* **Short problem**
Pictures are not part of the copy. Retype the lines from the first one through the line that contains "72.1, 69.6, 66.5]".

* **Dataset extract**
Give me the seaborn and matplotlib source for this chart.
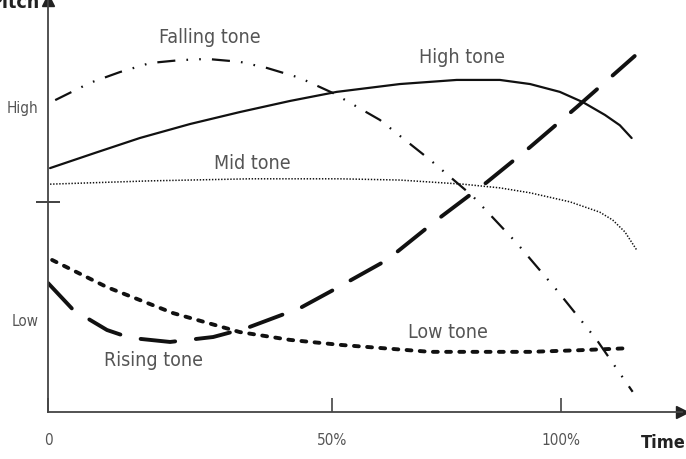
import numpy as np
import pandas as pd
import seaborn as sns
import matplotlib.pyplot as plt

# ---- data (time position on axis, pitch height 0-100) ----
high_x = [0.4, 9.2, 17.9, 27.7, 37.4, 47.2, 56.3, 68.6, 79.7, 88.1, 94.0, 99.8, 104.3, 108.6, 111.5, 113.8]
high_y = [59.2, 62.9, 66.5, 69.9, 72.8, 75.5, 77.7, 79.6, 80.6, 80.6, 79.6, 77.7, 75.2, 72.1, 69.6, 66.5]

fall_x = [1.4, 8.2, 14.0, 19.9, 25.7, 31.0, 37.4, 42.7, 49.1, 55.6, 64.7, 74.5, 82.8, 91.4, 99.2, 107.0, 114.0]
fall_y = [75.7, 79.9, 82.5, 84.7, 85.4, 85.7, 85.0, 83.5, 81.1, 77.4, 70.9, 61.2, 52.4, 41.0, 29.6, 17.5, 4.9]

mid_x = [0.4, 19.9, 39.4, 56.9, 68.6, 80.9, 88.1, 94.0, 101.8, 107.6, 110.1, 112.5, 114.8]
mid_y = [55.3, 56.1, 56.6, 56.6, 56.3, 55.3, 54.4, 53.2, 51.0, 48.5, 46.6, 43.7, 39.3]

rise_x = [0.0, 4.9, 11.5, 16.0, 23.8, 32.2, 38.8, 49.1, 55.6, 66.1, 75.8, 85.6, 94.0, 103.1, 114.4]
rise_y = [31.3, 24.8, 19.9, 18.0, 17.0, 18.2, 20.4, 25.2, 29.6, 36.9, 46.6, 55.8, 64.3, 74.0, 86.4]

low_x = [0.8, 11.5, 24.4, 37.4, 47.2, 56.9, 74.5, 94.0, 103.7, 113.5]
low_y = [36.9, 30.3, 24.0, 19.4, 17.5, 16.3, 14.6, 14.6, 15.0, 15.5]

time_ticks = [0, 55.4, 100]
time_labels = ["0", "50%", "100%"]
pitch_labels = ["High", "Low"]
pitch_label_pos = [74.0, 22.3]
mid_mark = 51.0

sns.set_theme(style="white")
plt.rcParams['font.family'] = ['DejaVu Sans']
plt.rcParams['font.stretch'] = 'condensed'
plt.rcParams['lines.scale_dashes'] = False

TXT = "#555555"
LN = "#111111"

fig = plt.figure(figsize=(6.86, 4.59), dpi=100)
ax = fig.add_axes([0.0700, 0.1024, 0.924, 0.8976])

def draw(x, y, lw, ls, cap="butt"):
    df = pd.DataFrame({"t": x, "p": y})
    sns.lineplot(data=df, x="t", y="p", ax=ax, color=LN, linewidth=lw,
                 linestyle=ls, sort=False, dash_capstyle=cap, solid_capstyle="round",
                 solid_joinstyle="round")

draw(high_x, high_y, 1.6, "-")
draw(fall_x, fall_y, 1.6, (0, (13, 8, 1.2, 8, 1.2, 8)))
draw(mid_x, mid_y, 1.1, (0, (1.0, 1.2)))
draw(rise_x, rise_y, 2.8, (0, (25, 15)), cap="round")
draw(low_x, low_y, 2.8, (0, (3.5, 6.0)), cap="round")

ax.set_xlim(0, 123.6)
ax.set_ylim(0, 100)
ax.set_xlabel("")
ax.set_ylabel("")

for s in ["top", "right"]:
    ax.spines[s].set_visible(False)
for s in ["left", "bottom"]:
    ax.spines[s].set_color("#444444")
    ax.spines[s].set_linewidth(1.3)

ax.plot(1, 0, ">", color="#222222", ms=8, transform=ax.get_yaxis_transform(), clip_on=False)
ax.plot(0, 1, "^", color="#222222", ms=8, transform=ax.get_xaxis_transform(), clip_on=False)

ax.set_xticks(time_ticks)
ax.set_xticklabels(time_labels)
ax.tick_params(axis="x", direction="in", length=10, width=1.2, color="#444444",
               pad=15, labelsize=11, labelcolor=TXT, bottom=True)

ax.set_yticks(pitch_label_pos)
ax.set_yticklabels(pitch_labels)
ax.tick_params(axis="y", which="major", length=0, pad=7, labelsize=11, labelcolor=TXT, left=True)
ax.set_yticks([mid_mark], minor=True)
ax.tick_params(axis="y", which="minor", direction="inout", length=17, width=1.3,
               color="#333333", left=True)

lab = dict(color=TXT, fontsize=14, ha="center", va="center")
ax.text(31.5, 90.8, "Falling tone", **lab)
ax.text(80.7, 86.0, "High tone", **lab)
ax.text(39.8, 60.4, "Mid tone", **lab)
ax.text(20.5, 12.6, "Rising tone", **lab)
ax.text(78.0, 19.2, "Low tone", **lab)

fig.text(40 / 686, (459 - 8) / 459, "Pitch", ha="right", va="baseline",
         fontsize=14, fontweight="bold", color="#222222")
fig.text(641 / 686, (459 - 443) / 459, "Time", ha="left", va="center",
         fontsize=13, fontweight="bold", color="#222222")

fig.savefig("out.png", dpi=100)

* **The completed task**
Give me the seaborn and matplotlib source for this chart.
import numpy as np
import pandas as pd
import seaborn as sns
import matplotlib.pyplot as plt

# ---- data (time position on axis, pitch height 0-100) ----
high_x = [0.4, 9.2, 17.9, 27.7, 37.4, 47.2, 56.3, 68.6, 79.7, 88.1, 94.0, 99.8, 104.3, 108.6, 111.5, 113.8]
high_y = [59.2, 62.9, 66.5, 69.9, 72.8, 75.5, 77.7, 79.6, 80.6, 80.6, 79.6, 77.7, 75.2, 72.1, 69.6, 66.5]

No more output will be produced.